I have a male lover and I am his secondary. He loves me just as much as his primary but in a different way. I would not be willing to be as involved with him on a daily basis as she is, so we only see each other occassionlly. I'm sure there are times when he is gushing about me to her and I know there are times when he is gushing to me about her. Fortunately she and I get along good, but that doesn't mean that when she's with him that she wants to hear all about me. And sometimes, I don't see the need for us to have to talk about her. One rule of thumb I would suggest and it's something I try to practice. Be with the one you are with. In my opinion, it is far more valuable to occasionally spend time with both of your partners (together) so that they can get to know one another and come to terms with the relationship dynamics you have with each of them.....they can observe......this is so much more valuable than all the talking you could do about your other lover. It's so much easier to accept something you can observe and see. On the other hand, the visions a person creates in their mind can be quite elaborate and way out of reality.
 
wow mittin, great post!!!!!

noob, my husband sounds a lot like yours. He never tells me when something is bothering him until he's completely thought it out and come to some kind of conclusion. It almost reminds me of that saying, "Don't come to your boss with a problem unless you have a solution" ... not that I'm the boss or anything, but he seems to have that kind of attitude. Like ariakas claims to be, though, he's painfully transparent during this time. I can always tell when something is bugging him. And because he always comes to me eventually, I just give him his time to deal with it. Sometimes, if he seems particularly grumbly and I'm feeling impatient, I'll coax it out of him a little sooner and ask him to let me help him find a solution. This has about a 50% success rate.
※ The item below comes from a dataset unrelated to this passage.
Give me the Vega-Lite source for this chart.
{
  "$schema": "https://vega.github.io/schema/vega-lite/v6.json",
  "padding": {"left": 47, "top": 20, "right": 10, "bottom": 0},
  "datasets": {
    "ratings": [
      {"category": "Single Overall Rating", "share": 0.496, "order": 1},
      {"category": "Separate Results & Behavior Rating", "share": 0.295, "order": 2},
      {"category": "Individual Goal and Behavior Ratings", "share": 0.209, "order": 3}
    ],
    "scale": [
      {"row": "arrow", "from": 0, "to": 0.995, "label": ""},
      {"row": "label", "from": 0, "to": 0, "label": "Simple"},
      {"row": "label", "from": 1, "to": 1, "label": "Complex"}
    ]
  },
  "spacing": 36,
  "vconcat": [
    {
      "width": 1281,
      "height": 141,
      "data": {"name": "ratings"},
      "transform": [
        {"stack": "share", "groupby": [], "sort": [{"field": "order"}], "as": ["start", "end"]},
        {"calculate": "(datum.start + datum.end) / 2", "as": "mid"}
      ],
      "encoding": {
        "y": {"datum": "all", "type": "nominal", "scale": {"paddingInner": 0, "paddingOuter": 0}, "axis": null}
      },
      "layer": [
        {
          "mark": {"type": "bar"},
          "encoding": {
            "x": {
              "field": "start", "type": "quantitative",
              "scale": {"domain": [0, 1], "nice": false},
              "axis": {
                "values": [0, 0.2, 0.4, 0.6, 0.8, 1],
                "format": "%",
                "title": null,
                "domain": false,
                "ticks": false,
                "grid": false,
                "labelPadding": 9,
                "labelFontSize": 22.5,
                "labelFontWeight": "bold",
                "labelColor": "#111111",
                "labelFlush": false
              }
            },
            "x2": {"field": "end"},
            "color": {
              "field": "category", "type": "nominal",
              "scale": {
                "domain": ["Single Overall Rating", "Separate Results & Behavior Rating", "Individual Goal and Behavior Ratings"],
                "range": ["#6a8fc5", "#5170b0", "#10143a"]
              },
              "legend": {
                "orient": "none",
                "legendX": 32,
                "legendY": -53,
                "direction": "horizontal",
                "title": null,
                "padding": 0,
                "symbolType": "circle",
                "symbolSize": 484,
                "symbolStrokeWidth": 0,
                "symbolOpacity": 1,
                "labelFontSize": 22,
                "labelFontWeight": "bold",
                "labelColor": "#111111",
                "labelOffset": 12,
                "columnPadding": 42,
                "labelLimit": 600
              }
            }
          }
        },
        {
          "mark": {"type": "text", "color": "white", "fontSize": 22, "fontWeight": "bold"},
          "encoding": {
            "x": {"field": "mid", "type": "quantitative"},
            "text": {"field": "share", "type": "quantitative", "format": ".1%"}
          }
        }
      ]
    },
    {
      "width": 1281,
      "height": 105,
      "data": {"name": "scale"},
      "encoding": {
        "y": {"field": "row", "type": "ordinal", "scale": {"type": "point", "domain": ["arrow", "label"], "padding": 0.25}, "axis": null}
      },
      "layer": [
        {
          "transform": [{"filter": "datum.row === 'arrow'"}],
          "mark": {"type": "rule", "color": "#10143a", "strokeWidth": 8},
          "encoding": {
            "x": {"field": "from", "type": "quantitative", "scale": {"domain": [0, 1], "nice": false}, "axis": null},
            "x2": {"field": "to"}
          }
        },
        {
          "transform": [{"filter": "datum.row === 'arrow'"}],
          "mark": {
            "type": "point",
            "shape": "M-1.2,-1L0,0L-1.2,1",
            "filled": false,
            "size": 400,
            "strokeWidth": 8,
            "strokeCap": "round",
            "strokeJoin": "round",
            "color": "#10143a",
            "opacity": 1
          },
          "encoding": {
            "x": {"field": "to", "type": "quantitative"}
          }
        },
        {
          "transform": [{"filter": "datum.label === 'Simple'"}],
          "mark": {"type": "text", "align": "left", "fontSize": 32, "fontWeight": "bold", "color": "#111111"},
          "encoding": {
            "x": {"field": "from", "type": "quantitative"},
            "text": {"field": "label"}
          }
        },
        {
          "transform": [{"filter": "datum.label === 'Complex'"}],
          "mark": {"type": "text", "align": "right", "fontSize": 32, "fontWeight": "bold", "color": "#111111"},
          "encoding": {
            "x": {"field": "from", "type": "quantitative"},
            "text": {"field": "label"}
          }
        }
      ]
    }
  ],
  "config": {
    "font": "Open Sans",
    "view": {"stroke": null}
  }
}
Only you know your husband best and can decide what will work for you guys. If he seems overly quiet when you talk about your boyfriend, ask him if he would rather not hear the details. Assume that he's telling you the truth, what else can you do?
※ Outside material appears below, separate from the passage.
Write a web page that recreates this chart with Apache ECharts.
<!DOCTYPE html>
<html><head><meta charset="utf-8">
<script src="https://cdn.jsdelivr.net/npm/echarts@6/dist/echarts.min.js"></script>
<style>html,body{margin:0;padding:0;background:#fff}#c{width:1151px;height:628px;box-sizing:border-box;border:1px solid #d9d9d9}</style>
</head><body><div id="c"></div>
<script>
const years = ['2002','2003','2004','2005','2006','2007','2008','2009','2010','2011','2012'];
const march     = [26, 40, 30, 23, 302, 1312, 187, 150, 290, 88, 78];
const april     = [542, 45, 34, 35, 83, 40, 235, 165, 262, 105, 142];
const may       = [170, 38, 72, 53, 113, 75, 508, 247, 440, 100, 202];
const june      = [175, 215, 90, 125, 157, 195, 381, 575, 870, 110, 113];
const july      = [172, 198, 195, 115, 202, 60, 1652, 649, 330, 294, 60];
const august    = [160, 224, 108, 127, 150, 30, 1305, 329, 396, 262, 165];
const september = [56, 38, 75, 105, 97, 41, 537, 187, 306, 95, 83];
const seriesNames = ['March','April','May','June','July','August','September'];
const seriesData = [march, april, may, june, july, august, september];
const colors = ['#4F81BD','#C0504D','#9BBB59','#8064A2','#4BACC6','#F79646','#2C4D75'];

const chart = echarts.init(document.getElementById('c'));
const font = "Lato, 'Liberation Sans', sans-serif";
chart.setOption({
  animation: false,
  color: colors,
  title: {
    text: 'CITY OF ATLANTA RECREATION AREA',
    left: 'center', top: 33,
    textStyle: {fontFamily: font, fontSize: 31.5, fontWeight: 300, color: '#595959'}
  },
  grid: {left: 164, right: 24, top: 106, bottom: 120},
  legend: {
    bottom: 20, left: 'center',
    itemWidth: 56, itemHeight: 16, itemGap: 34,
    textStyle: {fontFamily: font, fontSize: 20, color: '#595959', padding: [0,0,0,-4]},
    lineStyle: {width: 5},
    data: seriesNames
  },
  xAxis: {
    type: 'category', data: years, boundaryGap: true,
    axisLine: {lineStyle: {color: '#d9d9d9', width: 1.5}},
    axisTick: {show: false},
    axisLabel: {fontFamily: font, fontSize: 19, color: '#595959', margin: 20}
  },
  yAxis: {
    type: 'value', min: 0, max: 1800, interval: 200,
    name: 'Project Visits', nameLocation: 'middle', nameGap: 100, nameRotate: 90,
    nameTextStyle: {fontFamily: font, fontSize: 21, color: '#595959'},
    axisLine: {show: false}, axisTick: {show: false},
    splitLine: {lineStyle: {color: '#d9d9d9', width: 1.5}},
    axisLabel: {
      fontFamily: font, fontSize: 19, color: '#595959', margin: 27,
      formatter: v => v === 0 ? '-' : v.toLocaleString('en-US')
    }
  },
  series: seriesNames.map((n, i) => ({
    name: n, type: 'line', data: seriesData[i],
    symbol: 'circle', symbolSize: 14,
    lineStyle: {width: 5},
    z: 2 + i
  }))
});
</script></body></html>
I think there's a difference between DADT and just not wanting details. As I understand DADT relationships, they extend to not even wanting to know whether and whom your partner is dating, which is different from having been told who they're dating and just not wanting any details.
 
My counselor told me that the existentialist views loneliness as the essence of the human condition. We are born alone, we travel through life alone, we die alone. It is a fact, but it need not be a source of despair. Coming to terms with your isolation can free you in ways that are not possible when bound by the delusion of interconnectedness

I find this to be a very valid and important awareness. As an extrovert, I seek and enjoy interconnectedness, but within me there is an inner knowing which tells me that I came into this world alone and I will leave this world alone. Being able to embrace this awareness on a daily basis eradicates the fear of losing a lover- which seems to be at the core of many difficult relationship struggles.
 
One rule of thumb I would suggest and it's something I try to practice. Be with the one you are with. In my opinion, it is far more valuable to occasionally spend time with both of your partners (together) so that they can get to know one another and come to terms with the relationship dynamics you have with each of them.....they can observe......this is so much more valuable than all the talking you could do about your other lover. It's so much easier to accept something you can observe and see. On the other hand, the visions a person creates in their mind can be quite elaborate and way out of reality.
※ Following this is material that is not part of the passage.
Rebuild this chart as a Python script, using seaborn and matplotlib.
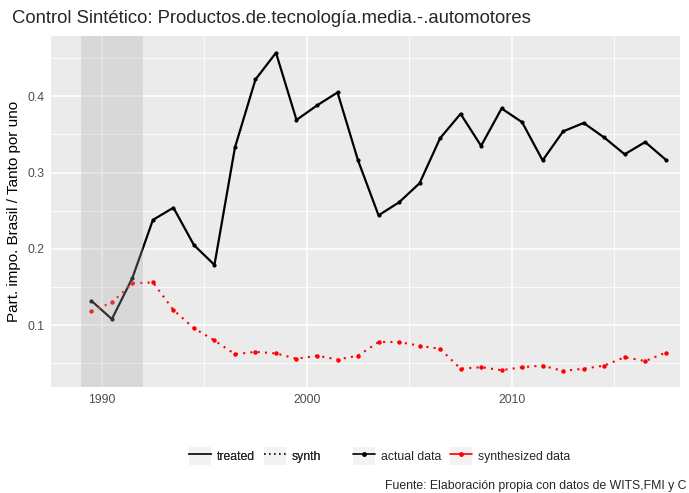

Yeah, I completely agree that this would be the way to go...but my relationship with M is a long distance one (very long distance). He and my husband are not meeting for another 2 months (which is the next time I will see him as well). The relationship at this point is a completely phone/chat/text thing...so it would be totally possible for my husband not to be confronted with it much at all. But I don't think that would be healthy, because it would basically allow us all to pretend like it isn't happening.